Dlaczego tak: Generalnie to zdjęcia są nawet niezłe – wszystko jest urokliwe i bardzo, bardzo czyste. Z filmu płynie chyba jakiś tam morał, a historia nie jest jakaś najgorsza. Niektóre efekty specjalne są ok.
Dlaczego nie: Nie mam bladego pojęcia dla jakiej grupy wiekowej jest to film. Ogólnie nie jest jakoś przesadnie nudny, ale… niewiele się w nim dzieje, a postacie na dobrą sprawę nic nie mówią. Ja nie bardzo lubię takie klimaty i drugi raz bym go nie obejrzał.
Kiedy: Alfa to produkcja… średnia, po prostu istniejąca, taka pośrodku wszystkiego. Jeśli lubicie tego typu filmy i kręci Was przygodowy survival, którego akcja dzieje się 20 000 lat temu to możecie go sprawdzić. Aczkolwiek Życie Pi było dużo ciekawsze, no i ktoś tam przynajmniej gadał (a i tematyka bliskości na linii człowiek-bestia wypadła tam dużo naturalniej).
– Planeta Singli 2
O czym: Główni bohaterowie części pierwszej właśnie się rozstali. Życie jednak kołem się toczy i oboje zostają zmuszeni do poprowadzenia wigilijnego telewizyjnego show, a do jego zakończenia muszą również udawać zakochanych…

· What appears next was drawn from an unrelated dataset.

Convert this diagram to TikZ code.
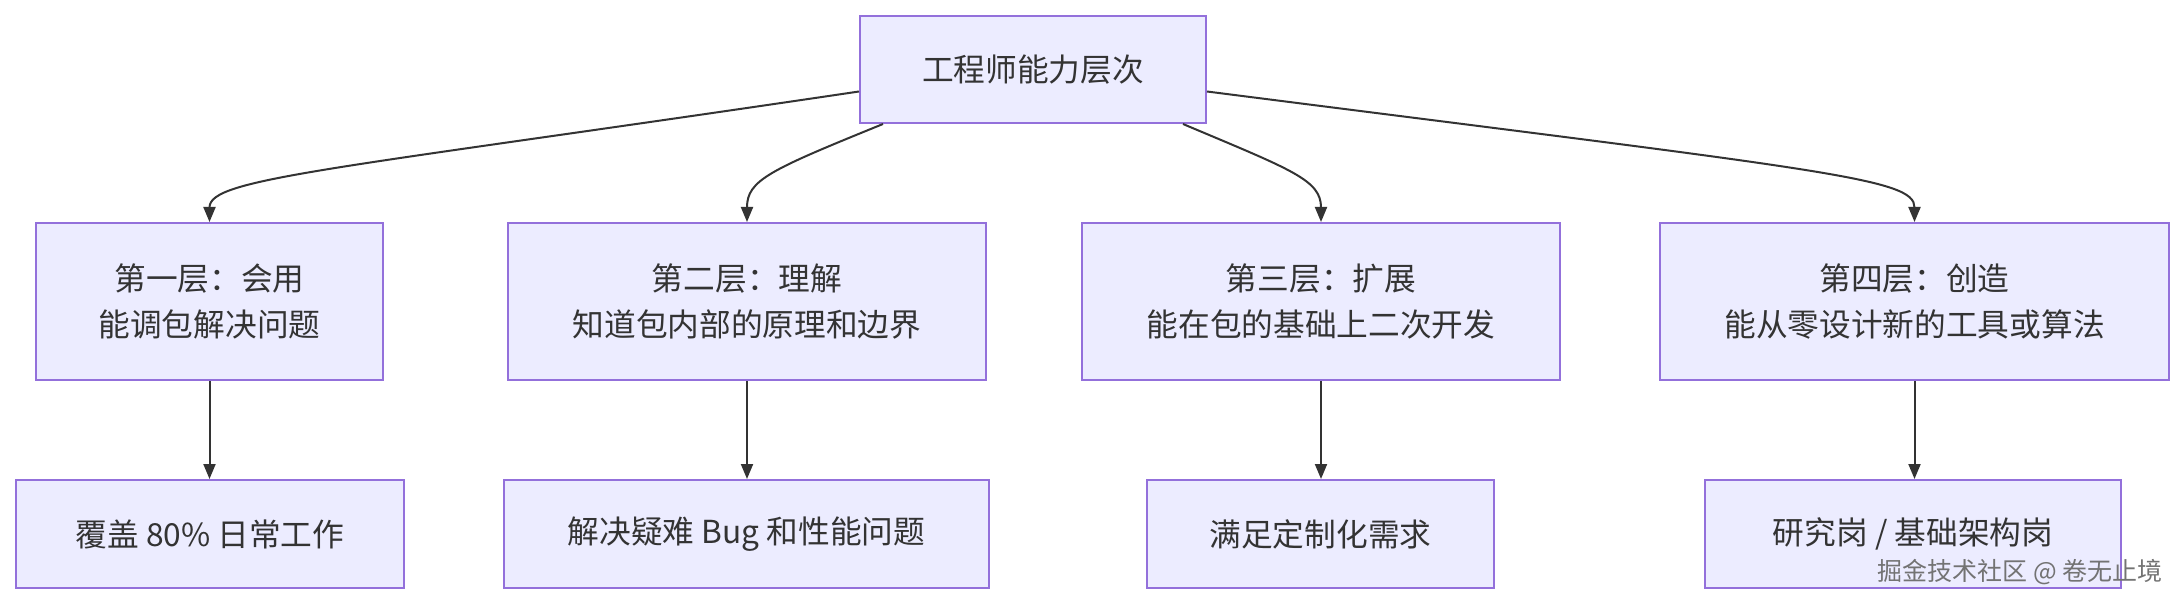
\documentclass[tikz,border=0pt]{standalone}
\usepackage{fontspec}
\setmainfont{Noto Sans CJK SC}
\usetikzlibrary{arrows.meta}
\definecolor{boxfill}{HTML}{ECECFF}
\definecolor{boxline}{HTML}{9370DB}
\definecolor{txt}{HTML}{333333}
\definecolor{edge}{HTML}{333333}
\begin{document}
\begin{tikzpicture}[x=1pt,y=-1pt,
  box/.style={draw=boxline,fill=boxfill,line width=2pt,text=txt,align=center,
    inner sep=0pt,font=\fontsize{31.7}{46}\selectfont},
  conn/.style={draw=edge,line width=2pt,-{Triangle[length=15pt,width=12pt]}}]
\useasboundingbox (0,0) rectangle (2181,604);
\node[box,minimum width=346pt,minimum height=107pt] (top) at (1033,69.5) {工程师能力层次};
\node[box,minimum width=347pt,minimum height=157pt] (b1) at (209.5,301.5) {第一层：会用\\能调包解决问题};
\node[box,minimum width=478pt,minimum height=157pt] (b2) at (747,301.5) {第二层：理解\\知道包内部的原理和边界};
\node[box,minimum width=478pt,minimum height=157pt] (b3) at (1321,301.5) {第三层：扩展\\能在包的基础上二次开发};
\node[box,minimum width=509pt,minimum height=157pt] (b4) at (1914.5,301.5) {第四层：创造\\能从零设计新的工具或算法};
\node[box,minimum width=388pt,minimum height=108pt] (c1) at (210,534) {覆盖 80\% 日常工作};
\node[box,minimum width=485pt,minimum height=108pt] (c2) at (746.5,534) {解决疑难 Bug 和性能问题};
\node[box,minimum width=347pt,minimum height=108pt] (c3) at (1320.5,534) {满足定制化需求};
\node[box,minimum width=416pt,minimum height=108pt] (c4) at (1913,534) {研究岗 / 基础架构岗};
\draw[conn] ([yshift=-22pt]top.west) .. controls (330,170) and (209.5,178) .. (b1.north);
\draw[conn] ([xshift=24pt]top.south west) .. controls (770,170) and (747,180) .. (b2.north);
\draw[conn] ([xshift=-24pt]top.south east) .. controls (1292,170) and (1321,180) .. (b3.north);
\draw[conn] ([yshift=-22pt]top.east) .. controls (1830,171) and (1914.5,178) .. (b4.north);
\draw[conn] (b1.south) -- (b1.south |- c1.north);
\draw[conn] (b2.south) -- (b2.south |- c2.north);
\draw[conn] (b3.south) -- (b3.south |- c3.north);
\draw[conn] (b4.south) -- (b4.south |- c4.north);
\node[text=black!55,font=\fontsize{25}{30}\selectfont,anchor=east,inner sep=0pt] (wm) at (2163,572) {掘金技术社区 @ 卷无止境};
\end{tikzpicture}
\end{document}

Dlaczego tak: Bo to kontynuacja jednej z najfajniejszych komedii romantycznych! Bo w obsadzie znaleźli się (ponownie) Agnieszka Więdłocha, Maciej Stuhr, Danuta Stenka, Piotr Głowacki, Weronika Książkiewicz czy Tomasz Karolak! Bo wiele żartów jest naprawdę śmiesznych, a kilka rzeczy wzruszających. Bo realizacja jest przepiękna, a produkowane w tej części „show” z chęcią zobaczyłbym w prawdziwej telewizji! Ogólnie autorzy podpatrzyli kilka filmowych patentów w produkcjach rodem z USA i póki co ten system sprawdza się dobrze. No i scena w napisach! Zaskoczenie!
Dlaczego nie: Bo w zbyt wielu miejscach pojawia się product placement (czyli lokowanie produktu). Bo „główny zły” jest bezpłciowy. Bo warstwa muzyczna jest taka sobie. Bo niektóre wątki (np. Karolaka) wydają się odłączone od fabuły. No i najważniejsze – w filmie prawie nie ma kukiełek!
Kiedy: Natychmiast! Trudno mi powiedzieć czy Planeta Singli 2 jest lepsza od „jedynki”, ale jeśli polubiliście poprzednika to nie będziecie zawiedzeni kontynuacją. Doskonałe zastępstwo dla Listów do M. – w tym roku nie będzie już lepszej komedii świątecznej (bo Miłość jest wszystkim się na taką nie zapowiada).